I have a friend who is really down in the dumps right now. Everything in her life seems to be going wrong and she just can't catch a break, yet sometimes I wonder if her outlook on life doesn't bring on some of her misfortune. Over her lifetime, I would say bad luck seems to follow her around, but she is also a very hard and cynical person. She doesn't believe in much beyond what she can see and feel.... her belief in something more than the ordinary has vanished beneath a rough shell of skepticism. What is wrong with her faith, I wonder? Where is the positive outlook I know lurks beneath her tough outer shell? Life is just too short to be so miserable all the time, and yet she seems to thrive on playing the victim - always complaining and bemoaning her fate, and not looking around her and seeing all the gifts she has in her life. Now I'm not perfect and can't say I'm always a positive role model, but I do believe in things I can't touch or see, I do believe wishes can come true if you have enough faith in them (although they may take on a different form than what you expect), and I do believe our outlook on life affects what happens to us. If you believe bad things will happen, then they will... it's a self imposed fate. Have you ever heard the saying that those who expect good things always get them? Well, in my own experience, it's true, but you have to have a positive personality and a true faith in what you expect. You also need compassion and sympathy for this to work... a truly good person will reap the rewards of nurturing the fates of their fellow man.

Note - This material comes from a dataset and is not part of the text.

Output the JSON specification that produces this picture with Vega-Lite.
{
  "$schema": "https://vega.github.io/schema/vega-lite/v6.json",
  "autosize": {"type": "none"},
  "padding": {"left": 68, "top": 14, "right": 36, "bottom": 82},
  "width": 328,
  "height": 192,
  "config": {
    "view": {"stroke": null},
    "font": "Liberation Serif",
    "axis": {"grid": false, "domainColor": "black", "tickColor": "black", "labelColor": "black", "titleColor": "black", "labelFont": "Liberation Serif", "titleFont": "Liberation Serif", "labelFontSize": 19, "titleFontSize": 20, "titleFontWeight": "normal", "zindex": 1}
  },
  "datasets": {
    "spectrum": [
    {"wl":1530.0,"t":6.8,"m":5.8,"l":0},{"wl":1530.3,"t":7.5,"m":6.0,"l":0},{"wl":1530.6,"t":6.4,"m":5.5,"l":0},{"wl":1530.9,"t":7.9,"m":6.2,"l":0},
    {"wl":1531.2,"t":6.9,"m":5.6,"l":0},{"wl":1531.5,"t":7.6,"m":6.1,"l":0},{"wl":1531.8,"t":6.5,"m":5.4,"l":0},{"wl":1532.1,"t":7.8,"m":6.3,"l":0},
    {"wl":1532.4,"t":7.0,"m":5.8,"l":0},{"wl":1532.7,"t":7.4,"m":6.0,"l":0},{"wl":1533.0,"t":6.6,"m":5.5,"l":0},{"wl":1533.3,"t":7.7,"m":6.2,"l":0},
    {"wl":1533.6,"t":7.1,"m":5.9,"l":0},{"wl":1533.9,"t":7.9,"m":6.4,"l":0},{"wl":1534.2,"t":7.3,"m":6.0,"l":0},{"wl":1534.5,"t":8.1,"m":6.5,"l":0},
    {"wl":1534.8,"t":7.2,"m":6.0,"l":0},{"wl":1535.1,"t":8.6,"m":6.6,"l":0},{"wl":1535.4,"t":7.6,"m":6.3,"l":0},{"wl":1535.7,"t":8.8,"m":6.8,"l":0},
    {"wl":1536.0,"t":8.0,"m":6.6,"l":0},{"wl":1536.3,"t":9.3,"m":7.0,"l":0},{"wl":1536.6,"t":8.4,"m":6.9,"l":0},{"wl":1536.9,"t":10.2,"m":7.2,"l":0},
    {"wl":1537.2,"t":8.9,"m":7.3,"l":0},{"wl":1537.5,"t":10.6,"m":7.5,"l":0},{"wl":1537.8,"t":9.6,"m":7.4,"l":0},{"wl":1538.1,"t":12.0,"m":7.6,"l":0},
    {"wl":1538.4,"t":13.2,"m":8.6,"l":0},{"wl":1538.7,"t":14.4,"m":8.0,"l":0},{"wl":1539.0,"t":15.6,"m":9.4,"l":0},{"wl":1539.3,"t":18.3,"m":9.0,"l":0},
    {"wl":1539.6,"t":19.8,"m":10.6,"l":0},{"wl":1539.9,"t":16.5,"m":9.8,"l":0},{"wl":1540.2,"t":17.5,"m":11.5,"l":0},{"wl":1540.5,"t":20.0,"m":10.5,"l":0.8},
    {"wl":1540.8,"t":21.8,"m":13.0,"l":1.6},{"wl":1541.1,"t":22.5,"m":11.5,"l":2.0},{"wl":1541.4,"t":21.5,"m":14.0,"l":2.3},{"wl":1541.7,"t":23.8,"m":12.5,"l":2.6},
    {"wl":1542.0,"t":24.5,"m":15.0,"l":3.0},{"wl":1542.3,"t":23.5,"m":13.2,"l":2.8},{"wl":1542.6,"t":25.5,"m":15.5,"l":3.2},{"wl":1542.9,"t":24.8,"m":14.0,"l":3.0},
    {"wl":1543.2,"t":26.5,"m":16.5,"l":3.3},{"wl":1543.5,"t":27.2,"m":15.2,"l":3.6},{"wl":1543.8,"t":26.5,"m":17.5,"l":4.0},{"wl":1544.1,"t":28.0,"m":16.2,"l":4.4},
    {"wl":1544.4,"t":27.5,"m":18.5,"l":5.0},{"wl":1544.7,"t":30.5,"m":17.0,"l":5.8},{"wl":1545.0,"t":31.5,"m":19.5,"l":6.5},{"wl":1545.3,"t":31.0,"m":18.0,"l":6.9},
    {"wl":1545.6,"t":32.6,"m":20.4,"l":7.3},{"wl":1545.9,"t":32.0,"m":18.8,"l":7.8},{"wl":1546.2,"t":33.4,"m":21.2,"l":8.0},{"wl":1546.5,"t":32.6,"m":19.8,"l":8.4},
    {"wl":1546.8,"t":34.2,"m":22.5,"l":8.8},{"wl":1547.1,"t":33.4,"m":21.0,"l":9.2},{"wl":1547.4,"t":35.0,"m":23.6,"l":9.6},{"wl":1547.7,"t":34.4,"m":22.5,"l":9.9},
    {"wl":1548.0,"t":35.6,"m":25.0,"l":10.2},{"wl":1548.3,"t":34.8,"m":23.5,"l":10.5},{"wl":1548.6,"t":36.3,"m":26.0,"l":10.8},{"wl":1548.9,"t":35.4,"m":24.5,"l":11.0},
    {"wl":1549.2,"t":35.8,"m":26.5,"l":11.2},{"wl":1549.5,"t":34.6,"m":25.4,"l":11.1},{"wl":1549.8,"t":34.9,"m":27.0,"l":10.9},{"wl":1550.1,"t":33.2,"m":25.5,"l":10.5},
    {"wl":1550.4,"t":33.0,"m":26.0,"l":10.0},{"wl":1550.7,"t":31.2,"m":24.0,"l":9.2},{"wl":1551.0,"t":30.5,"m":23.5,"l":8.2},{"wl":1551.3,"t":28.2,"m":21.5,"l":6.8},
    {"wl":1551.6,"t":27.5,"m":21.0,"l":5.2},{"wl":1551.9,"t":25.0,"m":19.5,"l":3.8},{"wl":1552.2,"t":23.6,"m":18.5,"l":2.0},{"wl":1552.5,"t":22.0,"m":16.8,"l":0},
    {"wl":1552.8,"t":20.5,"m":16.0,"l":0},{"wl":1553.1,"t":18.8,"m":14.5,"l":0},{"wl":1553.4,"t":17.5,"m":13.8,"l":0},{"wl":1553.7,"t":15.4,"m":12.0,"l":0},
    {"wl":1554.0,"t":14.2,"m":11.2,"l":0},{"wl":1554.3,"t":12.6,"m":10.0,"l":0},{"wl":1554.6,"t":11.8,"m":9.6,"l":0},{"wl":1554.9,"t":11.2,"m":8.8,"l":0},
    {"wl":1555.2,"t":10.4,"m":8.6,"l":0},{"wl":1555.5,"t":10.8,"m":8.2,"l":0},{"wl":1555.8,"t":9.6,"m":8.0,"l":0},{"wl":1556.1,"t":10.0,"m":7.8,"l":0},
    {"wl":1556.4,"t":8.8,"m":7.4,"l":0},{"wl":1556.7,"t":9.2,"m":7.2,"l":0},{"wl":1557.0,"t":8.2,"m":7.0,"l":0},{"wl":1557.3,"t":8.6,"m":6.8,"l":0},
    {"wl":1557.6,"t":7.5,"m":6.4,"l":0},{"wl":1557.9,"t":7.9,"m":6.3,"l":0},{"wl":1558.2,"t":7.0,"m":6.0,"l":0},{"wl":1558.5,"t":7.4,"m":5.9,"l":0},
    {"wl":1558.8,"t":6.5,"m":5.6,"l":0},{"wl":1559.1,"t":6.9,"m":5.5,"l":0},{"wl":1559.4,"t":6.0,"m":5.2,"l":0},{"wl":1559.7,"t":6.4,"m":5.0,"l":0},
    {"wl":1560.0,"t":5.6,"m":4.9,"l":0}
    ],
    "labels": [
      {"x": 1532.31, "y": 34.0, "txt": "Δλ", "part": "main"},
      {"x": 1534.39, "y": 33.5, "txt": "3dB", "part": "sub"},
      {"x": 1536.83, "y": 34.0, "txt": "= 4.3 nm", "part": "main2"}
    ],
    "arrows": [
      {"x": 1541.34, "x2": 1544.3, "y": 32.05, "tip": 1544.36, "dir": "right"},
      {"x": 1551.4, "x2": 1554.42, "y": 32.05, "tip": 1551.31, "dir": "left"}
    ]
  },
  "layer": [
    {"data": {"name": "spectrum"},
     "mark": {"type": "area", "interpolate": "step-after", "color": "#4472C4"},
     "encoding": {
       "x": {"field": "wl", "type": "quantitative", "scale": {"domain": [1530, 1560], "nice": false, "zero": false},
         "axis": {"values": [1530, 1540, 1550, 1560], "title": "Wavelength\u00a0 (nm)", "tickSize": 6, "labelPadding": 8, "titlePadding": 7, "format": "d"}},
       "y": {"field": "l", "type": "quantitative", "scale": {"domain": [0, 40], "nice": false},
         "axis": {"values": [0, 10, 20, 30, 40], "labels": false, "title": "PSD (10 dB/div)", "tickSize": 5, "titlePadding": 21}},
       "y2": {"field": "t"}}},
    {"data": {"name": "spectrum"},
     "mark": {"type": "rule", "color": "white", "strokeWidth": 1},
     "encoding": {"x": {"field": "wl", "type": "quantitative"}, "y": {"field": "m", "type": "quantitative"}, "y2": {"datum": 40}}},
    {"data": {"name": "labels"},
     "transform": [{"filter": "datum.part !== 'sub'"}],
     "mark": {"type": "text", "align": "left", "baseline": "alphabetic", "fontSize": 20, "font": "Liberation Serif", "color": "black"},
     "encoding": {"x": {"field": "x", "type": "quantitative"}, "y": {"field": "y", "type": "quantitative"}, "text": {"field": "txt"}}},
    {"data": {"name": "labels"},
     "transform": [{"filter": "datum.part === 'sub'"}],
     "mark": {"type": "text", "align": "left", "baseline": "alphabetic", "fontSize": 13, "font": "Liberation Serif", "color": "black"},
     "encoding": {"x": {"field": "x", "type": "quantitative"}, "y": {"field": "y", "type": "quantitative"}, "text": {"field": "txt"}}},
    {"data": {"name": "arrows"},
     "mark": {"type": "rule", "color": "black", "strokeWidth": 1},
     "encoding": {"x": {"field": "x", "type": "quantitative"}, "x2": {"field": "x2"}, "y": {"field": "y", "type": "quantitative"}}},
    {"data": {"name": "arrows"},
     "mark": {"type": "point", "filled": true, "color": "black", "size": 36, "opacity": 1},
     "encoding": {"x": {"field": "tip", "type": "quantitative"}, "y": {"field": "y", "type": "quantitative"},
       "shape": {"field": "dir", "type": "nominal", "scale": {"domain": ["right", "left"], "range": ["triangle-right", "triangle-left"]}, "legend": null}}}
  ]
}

In today's world it is difficult to believe in other people anymore... everyone seems to be looking out for themselves nowadays and it's a challenge to put yourself out there risking getting hurt. My friend has no faith in other people... she has been hurt so many times and the defensive wall she has built makes it difficult for anyone to get close. She is selfish and angry, and at times I can't say I blame her. But, as her friend I try to get her to see that life is not as bad as she thinks. There are still good people willing to be there for her if she would let them in. Her anger is such a waste of energy, and would be much better channeled toward rebuilding her damaged relationships with friends and family. Her outlook on friends and family at the moment consists of a belief that if they don't think the way she does, then they are all stupid and not worth her effort. This is her way of putting up the wall and not getting hurt further. It's so sad to see this happen over and over again - especially when it's aimed at me and all I'm trying to do is help her see how much I care for her.

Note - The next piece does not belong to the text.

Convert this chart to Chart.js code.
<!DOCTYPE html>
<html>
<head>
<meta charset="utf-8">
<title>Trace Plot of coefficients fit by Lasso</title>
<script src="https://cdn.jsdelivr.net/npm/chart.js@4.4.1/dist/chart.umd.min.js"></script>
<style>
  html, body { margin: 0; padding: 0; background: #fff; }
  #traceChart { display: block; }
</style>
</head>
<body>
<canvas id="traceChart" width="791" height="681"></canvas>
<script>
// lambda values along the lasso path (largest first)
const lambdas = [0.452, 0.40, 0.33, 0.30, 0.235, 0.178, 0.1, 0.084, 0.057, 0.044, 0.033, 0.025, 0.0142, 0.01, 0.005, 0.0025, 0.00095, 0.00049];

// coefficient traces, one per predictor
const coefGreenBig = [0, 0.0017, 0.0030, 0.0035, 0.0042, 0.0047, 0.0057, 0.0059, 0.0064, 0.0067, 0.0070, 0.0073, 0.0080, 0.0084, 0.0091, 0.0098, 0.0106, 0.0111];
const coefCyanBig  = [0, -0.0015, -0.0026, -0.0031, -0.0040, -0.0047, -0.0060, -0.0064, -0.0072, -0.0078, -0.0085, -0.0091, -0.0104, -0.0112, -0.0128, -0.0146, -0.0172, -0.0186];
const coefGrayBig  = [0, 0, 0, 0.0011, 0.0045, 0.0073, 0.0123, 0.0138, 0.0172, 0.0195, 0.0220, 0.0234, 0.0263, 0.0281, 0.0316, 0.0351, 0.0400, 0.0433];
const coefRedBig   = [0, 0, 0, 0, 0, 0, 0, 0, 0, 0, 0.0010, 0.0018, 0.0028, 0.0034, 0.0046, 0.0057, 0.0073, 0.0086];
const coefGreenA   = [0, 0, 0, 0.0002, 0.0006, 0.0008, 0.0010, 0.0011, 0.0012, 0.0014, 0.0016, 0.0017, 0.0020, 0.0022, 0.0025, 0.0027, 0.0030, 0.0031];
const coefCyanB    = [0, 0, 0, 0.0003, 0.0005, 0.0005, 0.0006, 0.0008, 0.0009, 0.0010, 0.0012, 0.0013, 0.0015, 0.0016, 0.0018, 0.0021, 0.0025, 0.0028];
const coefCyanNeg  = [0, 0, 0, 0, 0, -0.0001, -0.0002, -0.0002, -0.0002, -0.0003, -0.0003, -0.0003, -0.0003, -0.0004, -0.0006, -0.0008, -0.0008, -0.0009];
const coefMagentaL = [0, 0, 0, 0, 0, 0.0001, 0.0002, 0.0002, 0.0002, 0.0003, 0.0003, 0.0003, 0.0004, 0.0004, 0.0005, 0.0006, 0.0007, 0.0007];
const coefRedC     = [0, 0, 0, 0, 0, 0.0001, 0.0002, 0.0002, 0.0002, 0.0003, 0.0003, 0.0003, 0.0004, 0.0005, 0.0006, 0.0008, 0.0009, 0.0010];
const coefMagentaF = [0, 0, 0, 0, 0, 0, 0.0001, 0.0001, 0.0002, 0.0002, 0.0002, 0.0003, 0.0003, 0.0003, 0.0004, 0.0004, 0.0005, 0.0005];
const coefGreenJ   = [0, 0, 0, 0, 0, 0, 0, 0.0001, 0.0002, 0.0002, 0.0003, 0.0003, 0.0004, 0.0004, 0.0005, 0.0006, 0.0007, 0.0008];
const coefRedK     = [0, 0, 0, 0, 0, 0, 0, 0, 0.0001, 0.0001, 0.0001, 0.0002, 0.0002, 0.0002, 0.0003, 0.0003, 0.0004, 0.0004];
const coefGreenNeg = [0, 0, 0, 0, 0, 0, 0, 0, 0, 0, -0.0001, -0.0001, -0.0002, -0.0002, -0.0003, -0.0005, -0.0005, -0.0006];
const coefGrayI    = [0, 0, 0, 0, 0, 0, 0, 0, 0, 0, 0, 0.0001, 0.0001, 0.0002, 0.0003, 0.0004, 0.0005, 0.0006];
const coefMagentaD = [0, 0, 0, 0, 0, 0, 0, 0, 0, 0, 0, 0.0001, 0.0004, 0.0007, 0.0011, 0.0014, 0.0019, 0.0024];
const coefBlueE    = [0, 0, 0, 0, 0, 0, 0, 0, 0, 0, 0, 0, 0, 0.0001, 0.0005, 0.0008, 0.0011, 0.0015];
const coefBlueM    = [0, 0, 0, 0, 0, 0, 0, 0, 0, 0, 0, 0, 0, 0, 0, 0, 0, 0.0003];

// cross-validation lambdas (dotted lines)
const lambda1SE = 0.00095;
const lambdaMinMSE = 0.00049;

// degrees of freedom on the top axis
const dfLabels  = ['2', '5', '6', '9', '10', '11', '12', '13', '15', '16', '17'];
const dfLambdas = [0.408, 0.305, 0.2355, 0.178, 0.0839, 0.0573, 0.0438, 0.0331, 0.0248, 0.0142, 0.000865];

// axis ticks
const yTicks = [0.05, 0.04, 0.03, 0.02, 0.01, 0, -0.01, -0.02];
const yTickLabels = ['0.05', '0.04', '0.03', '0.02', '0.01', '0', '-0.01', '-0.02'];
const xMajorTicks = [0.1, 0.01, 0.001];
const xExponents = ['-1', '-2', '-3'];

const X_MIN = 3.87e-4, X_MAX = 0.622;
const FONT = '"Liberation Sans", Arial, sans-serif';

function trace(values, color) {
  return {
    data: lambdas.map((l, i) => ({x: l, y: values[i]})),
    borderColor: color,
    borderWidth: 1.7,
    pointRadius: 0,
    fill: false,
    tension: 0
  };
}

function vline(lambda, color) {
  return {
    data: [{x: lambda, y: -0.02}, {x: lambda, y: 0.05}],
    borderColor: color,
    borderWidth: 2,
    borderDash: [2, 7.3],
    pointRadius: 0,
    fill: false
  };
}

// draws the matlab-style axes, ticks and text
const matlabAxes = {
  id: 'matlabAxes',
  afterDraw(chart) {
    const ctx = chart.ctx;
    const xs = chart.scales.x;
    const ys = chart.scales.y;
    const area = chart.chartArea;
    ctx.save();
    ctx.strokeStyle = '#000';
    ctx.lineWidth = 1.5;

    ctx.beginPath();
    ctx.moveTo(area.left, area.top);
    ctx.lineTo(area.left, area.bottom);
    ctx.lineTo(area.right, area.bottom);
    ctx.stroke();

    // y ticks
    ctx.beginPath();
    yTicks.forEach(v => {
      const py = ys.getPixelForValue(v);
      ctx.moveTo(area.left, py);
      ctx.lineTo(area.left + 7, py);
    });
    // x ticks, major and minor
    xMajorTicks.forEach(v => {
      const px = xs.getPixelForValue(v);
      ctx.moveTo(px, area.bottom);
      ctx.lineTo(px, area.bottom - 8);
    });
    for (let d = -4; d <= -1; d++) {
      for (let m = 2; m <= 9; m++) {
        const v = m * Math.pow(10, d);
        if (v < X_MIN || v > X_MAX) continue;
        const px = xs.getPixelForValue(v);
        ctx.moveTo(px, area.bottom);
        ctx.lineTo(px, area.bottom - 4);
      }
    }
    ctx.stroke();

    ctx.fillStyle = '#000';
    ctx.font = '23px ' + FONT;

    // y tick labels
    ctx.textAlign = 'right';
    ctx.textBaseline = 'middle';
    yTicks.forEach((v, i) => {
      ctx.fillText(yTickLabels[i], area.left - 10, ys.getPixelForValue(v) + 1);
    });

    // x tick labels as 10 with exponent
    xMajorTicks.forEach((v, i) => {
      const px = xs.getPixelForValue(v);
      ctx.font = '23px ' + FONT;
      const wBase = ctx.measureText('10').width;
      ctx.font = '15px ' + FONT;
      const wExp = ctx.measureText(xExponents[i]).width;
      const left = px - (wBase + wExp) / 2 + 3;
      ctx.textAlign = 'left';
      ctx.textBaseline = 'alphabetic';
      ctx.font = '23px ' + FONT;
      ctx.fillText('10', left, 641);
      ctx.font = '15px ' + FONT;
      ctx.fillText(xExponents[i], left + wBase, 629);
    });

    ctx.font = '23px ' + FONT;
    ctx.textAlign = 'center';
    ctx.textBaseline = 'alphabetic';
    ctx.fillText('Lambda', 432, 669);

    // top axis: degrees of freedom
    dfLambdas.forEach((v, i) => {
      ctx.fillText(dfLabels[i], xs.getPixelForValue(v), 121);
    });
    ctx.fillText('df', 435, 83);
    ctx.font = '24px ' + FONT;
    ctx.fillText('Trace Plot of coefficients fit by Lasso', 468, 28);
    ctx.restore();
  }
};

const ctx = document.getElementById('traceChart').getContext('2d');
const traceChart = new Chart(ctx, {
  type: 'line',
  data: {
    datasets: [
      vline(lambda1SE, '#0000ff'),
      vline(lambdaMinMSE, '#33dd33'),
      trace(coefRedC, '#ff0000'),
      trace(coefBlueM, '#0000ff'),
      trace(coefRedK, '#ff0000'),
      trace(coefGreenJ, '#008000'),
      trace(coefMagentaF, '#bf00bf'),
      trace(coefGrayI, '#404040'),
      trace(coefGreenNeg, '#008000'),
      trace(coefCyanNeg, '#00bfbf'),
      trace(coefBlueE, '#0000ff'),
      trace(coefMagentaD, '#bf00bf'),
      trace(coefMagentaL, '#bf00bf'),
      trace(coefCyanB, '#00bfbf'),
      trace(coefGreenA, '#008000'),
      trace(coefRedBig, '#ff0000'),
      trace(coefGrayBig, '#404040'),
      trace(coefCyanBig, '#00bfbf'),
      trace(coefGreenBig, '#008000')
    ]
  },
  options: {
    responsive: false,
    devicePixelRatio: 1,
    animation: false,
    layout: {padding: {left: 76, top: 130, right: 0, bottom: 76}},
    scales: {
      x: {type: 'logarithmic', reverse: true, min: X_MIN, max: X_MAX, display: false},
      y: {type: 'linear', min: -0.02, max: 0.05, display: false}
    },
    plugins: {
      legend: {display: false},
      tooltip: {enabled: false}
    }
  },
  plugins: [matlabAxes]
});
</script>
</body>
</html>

If you have friends or family that struggle with life and seem not worth the effort to stay in touch with, please don't give up on them. The success of our life is measured by the relationships we forge and nurture - no matter the circumstances. Money, material gain, power... all that means nothing because we can't take it with us in the end and it's worth is fleeting. Our connections with others.... that is worth more than money and power. Help someone see that life is good.... life is precious.... and life is what we make it.